Thanks to an investment from EQT Expansion Capital II, itslearning has additional capital for product development.
EQT Expansion Capital II, a privately-owned investment company, has agreed to invest approximately EUR 40 million in itslearning. The capital will be used to fund new product development – including a solution for mobile phones and tablets – and continue itslearning’s expansion into new markets.
According to itslearning CEO Arne Bergby, the investment boost enables itslearning to further develop its' product based on pedagogical practice. “The investment allows us to continue our ambitious product development strategy that focuses on helping teachers and students use technology to further opportunities for learning,” he says.
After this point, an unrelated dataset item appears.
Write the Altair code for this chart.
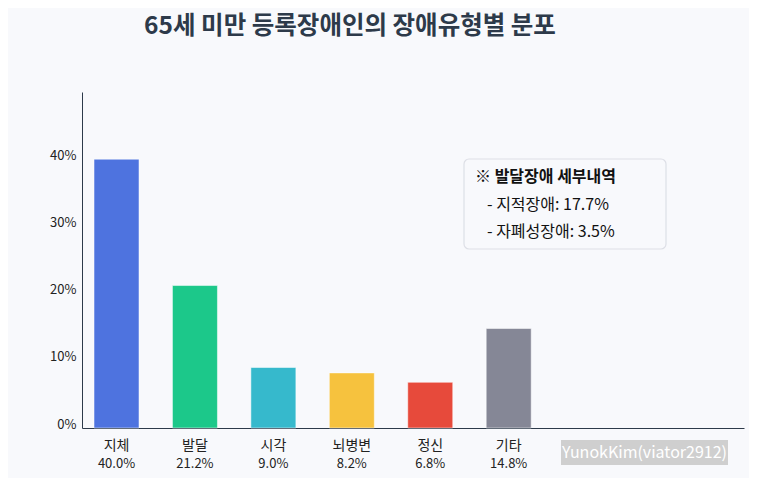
import altair as alt
import pandas as pd

categories = ["지체", "발달", "시각", "뇌병변", "정신", "기타"]
values = [40.0, 21.2, 9.0, 8.2, 6.8, 14.8]
colors = ["#4e73df", "#1cc88a", "#36b9cc", "#f6c23e", "#e74a3b", "#858796"]
y_ticks = [0, 10, 20, 30, 40]
note_title = "※ 발달장애 세부내역"
note_lines = ["- 지적장애: 17.7%", "- 자폐성장애: 3.5%"]
title_text = "65세 미만 등록장애인의 장애유형별 분포"
watermark = "YunokKim(viator2912)"

FONT = "Noto Sans CJK KR"
W, H = 662, 336

df = pd.DataFrame({
    "idx": list(range(len(categories))),
    "cat": categories,
    "val": values,
    "pct": [f"{v:.1f}%" for v in values],
})

xs = alt.Scale(domain=[-0.44, 8.0], nice=False, zero=False, padding=0)
ys = alt.Scale(domain=[0, 50], nice=False, padding=0)

bars = alt.Chart(df).mark_bar(size=45, stroke="white", strokeOpacity=0.5, strokeWidth=1).encode(
    x=alt.X("idx:Q", scale=xs, axis=alt.Axis(labels=False, ticks=False, grid=False, title=None,
                                             domainColor="#2d3a4a", domainWidth=1)),
    y=alt.Y("val:Q", scale=ys, axis=alt.Axis(values=y_ticks, labelExpr="datum.value + '%'",
                                             ticks=False, grid=False, title=None, labelPadding=6,
                                             labelOffset=-4, labelFontSize=13, labelColor="#222222",
                                             labelFont=FONT, domainColor="#2d3a4a", domainWidth=1)),
    color=alt.Color("cat:N", scale=alt.Scale(domain=categories, range=colors), legend=None),
)

cat_text = alt.Chart(df).mark_text(font=FONT, fontSize=14, color="#222222", baseline="middle").encode(
    x=alt.X("idx:Q", scale=xs), y=alt.value(H + 18), text="cat:N"
)
pct_text = alt.Chart(df).mark_text(font=FONT, fontSize=13, color="#222222", baseline="middle").encode(
    x=alt.X("idx:Q", scale=xs), y=alt.value(H + 36), text="pct:N"
)

title = alt.Chart(pd.DataFrame({"t": [title_text]})).mark_text(
    font=FONT, fontSize=24.5, fontWeight="bold", color="#2d3a4a", baseline="middle", align="center"
).encode(x=alt.value(268), y=alt.value(-65), text="t:N")

box = alt.Chart(pd.DataFrame({"a": [0]})).mark_rect(
    fill="#f8f9fc", stroke="#dddfe6", strokeWidth=1.2, cornerRadius=5
).encode(x=alt.value(382), x2=alt.value(584), y=alt.value(67), y2=alt.value(157))

note_df = pd.DataFrame({"t": [note_title]})
note_head = alt.Chart(note_df).mark_text(
    font=FONT, fontSize=16, fontWeight="bold", color="#111111", align="left", baseline="middle"
).encode(x=alt.value(393), y=alt.value(85), text="t:N")

lines_df = pd.DataFrame({"t": note_lines})
note_body1 = alt.Chart(lines_df.iloc[[0]]).mark_text(
    font=FONT, fontSize=16, color="#111111", align="left", baseline="middle"
).encode(x=alt.value(405), y=alt.value(113), text="t:N")
note_body2 = alt.Chart(lines_df.iloc[[1]]).mark_text(
    font=FONT, fontSize=16, color="#111111", align="left", baseline="middle"
).encode(x=alt.value(405), y=alt.value(140), text="t:N")

wm_box = alt.Chart(pd.DataFrame({"a": [0]})).mark_rect(fill="#cfcfcf").encode(
    x=alt.value(479), x2=alt.value(646), y=alt.value(348), y2=alt.value(373)
)
wm_text = alt.Chart(pd.DataFrame({"t": [watermark]})).mark_text(
    font=FONT, fontSize=16, color="white", align="center", baseline="middle"
).encode(x=alt.value(562.5), y=alt.value(360.5), text="t:N")

chart = alt.layer(
    bars, cat_text, pct_text, title, box, note_head, note_body1, note_body2, wm_box, wm_text
).properties(
    width=W, height=H,
    autosize=alt.AutoSizeParams(type="none"),
    padding={"left": 74, "top": 84, "right": 5, "bottom": 50},
    background="#f8f9fc",
).configure_view(stroke=None)

chart.save("out.html", embed_options={"renderer": "svg", "actions": False})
Picture: itslearning CEO Arne Bergby
Better support for mobile devices
One of the current trends in education is the increasing use of mobile devices, including smartphones and iPads. While the use of these devices is still unproven in many educational settings, more and more teachers and students are looking for ways to utilise mobile devices in the classroom.
For itslearning, the next product development stage is to fully optimize the basic itslearning interface to ensure it works well on any mobile device. This will enable teachers, students and parents to use itslearning efficiently on any device, whether it’s a PC, mobile phone or tablet.
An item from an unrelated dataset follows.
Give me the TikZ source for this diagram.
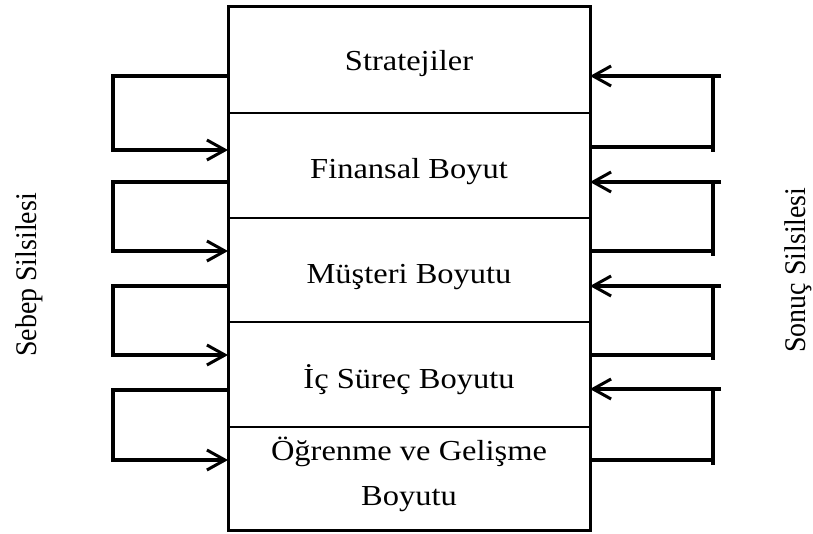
\documentclass[tikz,border=0pt]{standalone}
\usepackage{fontspec}
\setmainfont{Liberation Serif}
\newfontfamily\widefont{Liberation Serif}[FakeStretch=1.12]
\newfontfamily\narrowfont{Liberation Serif}[FakeStretch=0.93]
\usetikzlibrary{arrows.meta}
\begin{document}
\begin{tikzpicture}[x=1pt,y=-1pt,
  rowbox/.style={draw,line width=1.7pt,minimum width=362pt,inner sep=0pt,outer sep=0pt},
  outerbox/.style={draw,line width=3pt},
  conn/.style={line width=3.3pt,line join=miter},
  barb/.style={-{Straight Barb[length=18pt,width=20pt,line width=3pt]}},
  rowtext/.style={font=\widefont\fontsize{29}{45}\selectfont,anchor=base,inner sep=0pt},
  sidetext/.style={font=\narrowfont\fontsize{30}{36}\selectfont,rotate=90,anchor=base,inner sep=0pt}]
\useasboundingbox (0,0) rectangle (813,533);
% rows
\node[rowbox,minimum height=107pt] (r1) at (409,59.5) {};
\node[rowbox,minimum height=105pt] (r2) at (409,165.5) {};
\node[rowbox,minimum height=104pt] (r3) at (409,270) {};
\node[rowbox,minimum height=105pt] (r4) at (409,374.5) {};
\node[rowbox,minimum height=103pt] (r5) at (409,478.5) {};
\draw[outerbox] (r1.north west) rectangle (r5.south east);
% texts
\node[rowtext] (t1) at (409,70) {Stratejiler};
\node[rowtext] (t2) at (409,178) {Finansal Boyut};
\node[rowtext] (t3) at (409,283) {Müşteri Boyutu};
\node[rowtext] (t4) at (409,388) {İç Süreç Boyutu};
\node[rowtext] (t5a) at (409,460) {Öğrenme ve Gelişme};
\node[rowtext] (t5b) at (409,505) {Boyutu};
\node[sidetext] (sebep) at (36,275) {Sebep Silsilesi};
\node[sidetext] (sonuc) at (805,270) {Sonuç Silsilesi};
% helper x positions
\coordinate (Lx) at (113,0);
\coordinate (Rx) at (713,0);
\coordinate (Rt) at (721,0);
% left brackets
\coordinate (a1) at ([yshift=37pt]r1.south west);
\coordinate (b1) at ([yshift=-37pt]r1.south west);
\coordinate (a2) at ([yshift=36pt]r2.south west);
\coordinate (b2) at ([yshift=-33pt]r2.south west);
\coordinate (a3) at ([yshift=36pt]r3.south west);
\coordinate (b3) at ([yshift=-33pt]r3.south west);
\coordinate (a4) at ([yshift=37pt]r4.south west);
\coordinate (b4) at ([yshift=-33pt]r4.south west);
\foreach \i in {1,2,3,4}{
  \draw[conn,barb] (a\i) -- (a\i -| Lx) -- (b\i -| Lx) -- (b\i);
}
% right brackets
\coordinate (c1) at ([yshift=37pt]r1.south east);
\coordinate (d1) at ([yshift=-34pt]r1.south east);
\coordinate (c2) at ([yshift=36pt]r2.south east);
\coordinate (d2) at ([yshift=-33pt]r2.south east);
\coordinate (c3) at ([yshift=36pt]r3.south east);
\coordinate (d3) at ([yshift=-33pt]r3.south east);
\coordinate (c4) at ([yshift=38pt]r4.south east);
\coordinate (d4) at ([yshift=-33pt]r4.south east);
\foreach \i in {1,2,3,4}{
  \draw[conn,barb] (c\i -| Rt) -- (c\i);
  \draw[conn] (c\i -| Rx) -- ([yshift=-5pt]d\i -| Rx);
  \draw[conn] (d\i -| Rx) -- (d\i);
}
\end{tikzpicture}
\end{document}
“This is essential today as mobile devices are becoming increasingly important to students and teachers alike,” says Arne.
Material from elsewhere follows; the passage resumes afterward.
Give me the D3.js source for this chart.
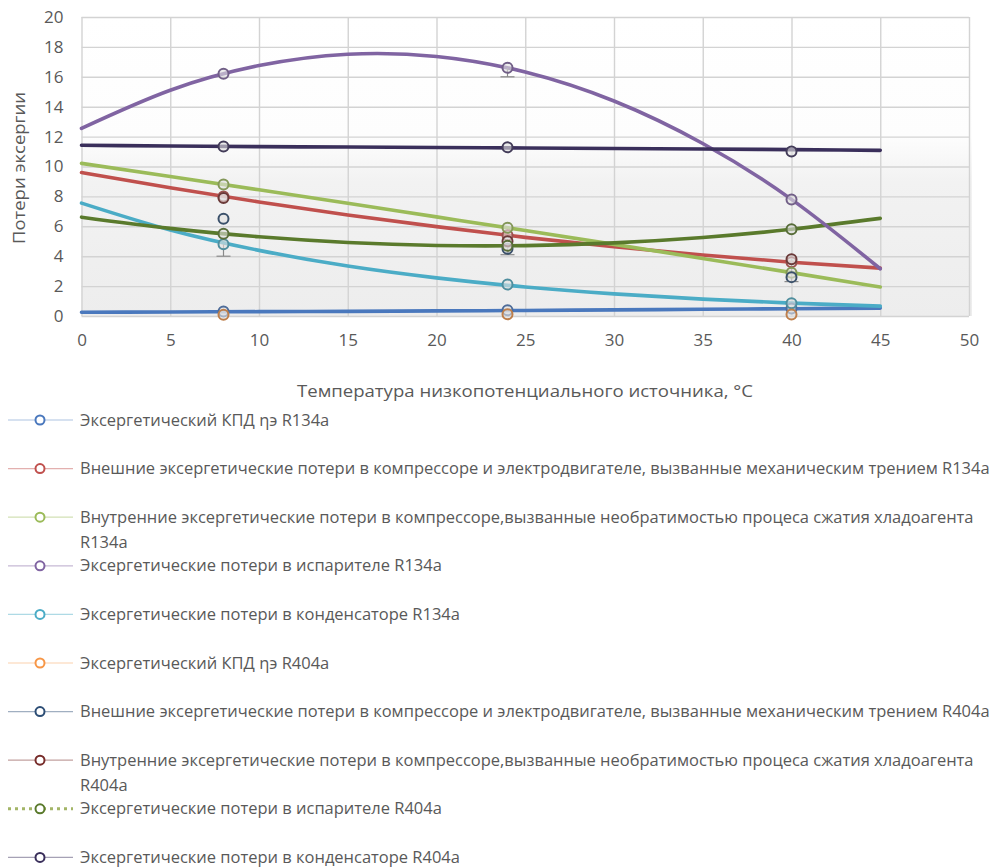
<!DOCTYPE html>
<html>
<head>
<meta charset="utf-8">
<title>Потери эксергии</title>
<script src="https://d3js.org/d3.v7.min.js"></script>
<style>
    body { margin: 0; background: #fff; }
    svg text { font-family: "Open Sans", "Noto Sans", sans-serif; fill: #595959; }
    .grid line { stroke: #d3d3d3; stroke-width: 1.4; }
    .grid path { display: none; }
    .ticks path, .ticks line { display: none; }
</style>
</head>
<body>
<svg id="chart" width="996" height="868"></svg>
<script>
// ---- data ----
const seriesNames = [
    "Эксергетический КПД ηэ R134a",
    "Внешние эксергетические потери в компрессоре и электродвигателе, вызванные механическим трением R134a",
    "Внутренние эксергетические потери в компрессоре,вызванные необратимостью процеса сжатия хладоагента R134a",
    "Эксергетические потери в испарителе R134a",
    "Эксергетические потери в конденсаторе R134a",
    "Эксергетический КПД ηэ R404a",
    "Внешние эксергетические потери в компрессоре и электродвигателе, вызванные механическим трением R404a",
    "Внутренние эксергетические потери в компрессоре,вызванные необратимостью процеса сжатия хладоагента R404a",
    "Эксергетические потери в испарителе R404a",
    "Эксергетические потери в конденсаторе R404a"
];
const seriesColors = ["#4a78bd", "#c0504d", "#9bbb59", "#8064a2", "#4bacc6",
                      "#f79646", "#2c4d75", "#772c2a", "#5a7a2c", "#3a2f5b"];

// measured temperatures
const tempX = [8, 24, 40];
const kpdR134a      = [0.3, 0.38, 0.5];
const extR134a      = [8.0, 5.4, 3.6];
const intR134a      = [8.8, 5.9, 2.9];
const evapR134a     = [16.2, 16.6, 7.8];
const condR134a     = [4.8, 2.1, 0.86];
const kpdR404a      = [0.08, 0.12, 0.1];
const extR404a      = [6.5, 4.5, 2.6];
const intR404a      = [7.9, 5.0, 3.8];
const evapR404a     = [5.5, 4.7, 5.8];
const condR404a     = [11.33, 11.28, 11.0];
const seriesValues = [kpdR134a, extR134a, intR134a, evapR134a, condR134a,
                      kpdR404a, extR404a, intR404a, evapR404a, condR404a];

// minus error bars (grey)
const errEvapR134a = [0, 0.6, 0];
const errCondR134a = [0.8, 0, 0];
const errEvapR404a = [0, 0.6, 0];
const errIntR404a  = [0, 0, 1.5];
const errorBars = [
    { series: 3, minus: errEvapR134a },
    { series: 4, minus: errCondR134a },
    { series: 8, minus: errEvapR404a },
    { series: 7, minus: errIntR404a }
];

// trend lines, read at these temperatures
const trendX = [0, 5, 10, 15, 20, 25, 30, 35, 40, 45];
const trendKpdR134a  = [0.25, 0.27, 0.29, 0.31, 0.34, 0.37, 0.41, 0.45, 0.49, 0.53];
const trendExtR134a  = [9.6, 8.58, 7.63, 6.76, 5.98, 5.26, 4.63, 4.08, 3.6, 3.2];
const trendIntR134a  = [10.21, 9.33, 8.44, 7.54, 6.63, 5.72, 4.79, 3.85, 2.9, 1.94];
const trendEvapR134a = [12.55, 15.1, 16.75, 17.51, 17.36, 16.32, 14.38, 11.54, 7.8, 3.16];
const trendCondR134a = [7.55, 5.75, 4.39, 3.34, 2.55, 1.94, 1.48, 1.13, 0.86, 0.66];
const trendEvapR404a = [6.61, 5.86, 5.3, 4.92, 4.72, 4.71, 4.89, 5.25, 5.8, 6.53];
const trendCondR404a = [11.42, 11.37, 11.33, 11.3, 11.27, 11.24, 11.2, 11.17, 11.13, 11.08];
const trends = [
    { series: 0, values: trendKpdR134a },
    { series: 1, values: trendExtR134a },
    { series: 2, values: trendIntR134a },
    { series: 4, values: trendCondR134a },
    { series: 8, values: trendEvapR404a },
    { series: 3, values: trendEvapR134a },
    { series: 9, values: trendCondR404a }
];

const xTicks = [0, 5, 10, 15, 20, 25, 30, 35, 40, 45, 50];
const yTicks = [0, 2, 4, 6, 8, 10, 12, 14, 16, 18, 20];

// ---- layout ----
const svg = d3.select("#chart");
const plot = { left: 81.5, right: 969, top: 17, bottom: 316 };

const x = d3.scaleLinear().domain([0, 50]).range([plot.left, plot.right]);
const y = d3.scaleLinear().domain([0, 20]).range([plot.bottom, plot.top]);

// plot background
const grad = svg.append("defs").append("linearGradient")
    .attr("id", "bg").attr("x1", 0).attr("y1", 0).attr("x2", 0).attr("y2", 1);
grad.append("stop").attr("offset", "0%").attr("stop-color", "#ffffff");
grad.append("stop").attr("offset", "40%").attr("stop-color", "#fdfdfd");
grad.append("stop").attr("offset", "55%").attr("stop-color", "#f2f2f2");
grad.append("stop").attr("offset", "100%").attr("stop-color", "#ededed");

svg.append("rect")
    .attr("x", plot.left).attr("y", plot.top)
    .attr("width", plot.right - plot.left + 3).attr("height", plot.bottom - plot.top)
    .attr("fill", "url(#bg)");

// grid
svg.append("g").attr("class", "grid")
    .attr("transform", `translate(0,${plot.bottom})`)
    .call(d3.axisBottom(x).tickValues(xTicks).tickSize(-(plot.bottom - plot.top)).tickFormat(""));
svg.append("g").attr("class", "grid")
    .attr("transform", `translate(${plot.left},0)`)
    .call(d3.axisLeft(y).tickValues(yTicks).tickSize(-(plot.right - plot.left)).tickFormat(""));

// tick labels
svg.append("g").attr("class", "ticks")
    .attr("transform", `translate(${plot.left - 2},0)`)
    .call(d3.axisLeft(y).tickValues(yTicks).tickSize(0).tickPadding(16))
    .selectAll("text").style("font-size", "17px").style("fill", "#595959");
svg.append("g").attr("class", "ticks")
    .attr("transform", `translate(0,${plot.bottom + 16})`)
    .call(d3.axisBottom(x).tickValues(xTicks).tickSize(0).tickPadding(2))
    .selectAll("text").style("font-size", "17px").style("fill", "#595959");

// axis titles
svg.append("text")
    .attr("x", 525).attr("y", 397)
    .attr("text-anchor", "middle")
    .style("font-size", "16px")
    .attr("textLength", 456).attr("lengthAdjust", "spacingAndGlyphs")
    .text("Температура низкопотенциального источника, °C");
svg.append("text")
    .attr("transform", "translate(25,168) rotate(-90)")
    .attr("text-anchor", "middle")
    .style("font-size", "16px")
    .attr("textLength", 152).attr("lengthAdjust", "spacingAndGlyphs")
    .text("Потери эксергии");

// trend lines
const trendLine = d3.line()
    .x((d, i) => x(trendX[i]))
    .y(d => y(d))
    .curve(d3.curveNatural);

svg.append("g").selectAll("path")
    .data(trends)
    .join("path")
    .attr("d", d => trendLine(d.values))
    .attr("fill", "none")
    .attr("stroke", d => seriesColors[d.series])
    .attr("stroke-width", 3.6)
    .attr("stroke-linecap", "round");

// error bars
const eb = svg.append("g").attr("stroke", "#8a8a8a").attr("stroke-width", 1.2);
errorBars.forEach(e => {
    e.minus.forEach((m, i) => {
        if (!m) return;
        const v = seriesValues[e.series][i];
        eb.append("line")
            .attr("x1", x(tempX[i])).attr("x2", x(tempX[i]))
            .attr("y1", y(v)).attr("y2", y(v - m));
        eb.append("line")
            .attr("x1", x(tempX[i]) - 7).attr("x2", x(tempX[i]) + 7)
            .attr("y1", y(v - m)).attr("y2", y(v - m));
    });
});

// markers
seriesValues.forEach((vals, s) => {
    svg.append("g").selectAll("circle")
        .data(vals)
        .join("circle")
        .attr("cx", (d, i) => x(tempX[i]))
        .attr("cy", d => y(d))
        .attr("r", 5)
        .attr("fill", "rgba(225,225,225,0.6)")
        .attr("stroke", d3.interpolateRgb(seriesColors[s], "#555")(0.35))
        .attr("stroke-width", 2);
});

// legend
const legendTop = 420, legendStep = 48.6, textX = 80, rightLimit = 994;
const legend = svg.append("g");

// calibrate horizontal stretch on the longest single-line entry
const probe = legend.append("text").style("font-size", "16px").text(seriesNames[1]);
const stretch = 910 / probe.node().getComputedTextLength();
probe.remove();

seriesNames.forEach((name, i) => {
    const cy = legendTop + i * legendStep;
    const g = legend.append("g");
    const col = seriesColors[i];

    if (i === 8) {
        g.append("line")
            .attr("x1", 8).attr("x2", 73).attr("y1", cy).attr("y2", cy)
            .attr("stroke", "#a3b567").attr("stroke-width", 3)
            .attr("stroke-dasharray", "3,4");
    } else {
        g.append("line")
            .attr("x1", 8).attr("x2", 73).attr("y1", cy).attr("y2", cy)
            .attr("stroke", col).attr("stroke-opacity", 0.45).attr("stroke-width", 1.2);
    }
    g.append("circle")
        .attr("cx", 40).attr("cy", cy).attr("r", 4.5)
        .attr("fill", "#fff")
        .attr("stroke", i === 8 ? "#5a7a2c" : col)
        .attr("stroke-width", 2);

    // wrap words to the right edge
    const words = name.split(" ");
    const lines = [];
    let cur = "";
    const meas = legend.append("text").style("font-size", "16px");
    words.forEach(w => {
        const test = cur ? cur + " " + w : w;
        meas.text(test);
        if (cur && textX + meas.node().getComputedTextLength() * stretch > rightLimit) {
            lines.push(cur);
            cur = w;
        } else {
            cur = test;
        }
    });
    lines.push(cur);
    meas.remove();

    lines.forEach((ln, j) => {
        g.append("text")
            .attr("transform", `translate(${textX},${cy + j * 25}) scale(${stretch},1)`)
            .attr("dy", "0.35em")
            .style("font-size", "16px")
            .text(ln);
    });
});
</script>
</body>
</html>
New itslearning shareholder
The investment deal makes EQT Expansion Capital II itslearning’s largest shareholder. However, the original itslearning’s founders still remain in control of the company.
EQT Expansion Capital II provides capital for privately owned mid-market companies. The core investment focus of the Fund is businesses in need of capital for growth. The financing solutions have equity characteristics, while the owner normally maintains control over the company.